Но со стороны государства на ФСИН обращается слишком мало внимания. Например, можно сделать нормальный ремонт в расположениях, где спят осужденные. Если сделать человеческий ремонт, то и человек другой будет — вот это и есть исправление. Кажется, что это ерунда, но одно дело, когда ты спишь в комнатушке, где обои отклеиваются и плитка на тебя падает, а другое — когда все аккуратно.
Я считаю, что исправительная система должна исправлять. В моем месте [работы] все проходит как с детьми: им и лекцию прочитают, и кино покажут. Осужденные могут и свои книги иметь, нужно только, чтобы они прошли цензуру. Главные задачи ФСИН — исправление, ресоциализация и прочее, — хотя удается достичь такого не везде.
Что делать, чтобы не было какой-то профессиональной деформации? Не знаю, ее не избежать. Нужен внутренний контроль, а не изменения со стороны руководства. Надо ждать, когда люди поменяются. Не на должностях, а поколениями. И, может быть, станет хуже. А может, лучше.
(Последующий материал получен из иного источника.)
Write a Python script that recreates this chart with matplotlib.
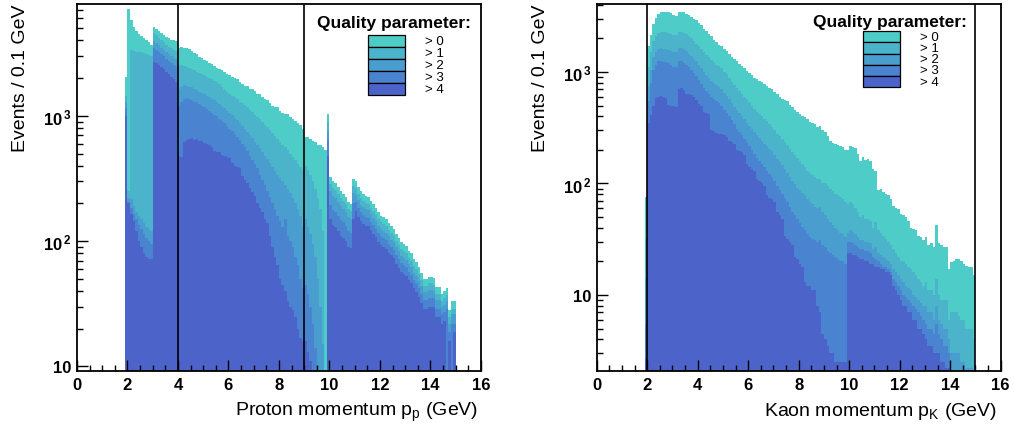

13 октября глава Gulagu.net Владимир Осечкин заявил, что правозащитники получили еще один архив видеозаписей пыток и издевательств над заключенными. Пока записи из этого архива не обнародованы.
«Первоходы»
Так в исправительных учреждениях называют людей, которые попали туда в первый раз.
«Петух»
В уголовном жаргоне — человек, который в тюремной иерархии занимает низшую ступень. Также — гомосексуальный человек или тот, кто подвергся гомосексуальному изнасилованию внутри системы ФСИН.
«Красные» и «черные» колонии
«Черными» колониями называют те, где есть ярко выраженная иерархия заключенных, собираются деньги на «общак», порядок контролируется не администрацией, а заключенными. «Красные» — те, где порядок определяет администрация и подконтрольная ей группа заключенных.
Смотрящий
Так на жаргоне называют заключенного, назначенного «авторитетными» преступниками, который контролирует колонию.
О чем речь?
В 1998 году был подписан указ о передаче уголовно-исполнительной системы Министерства внутренних дел в ведение Министерства юстиции. Такое обязательство Россия должна была выполнить при вступлении в Совет Европы.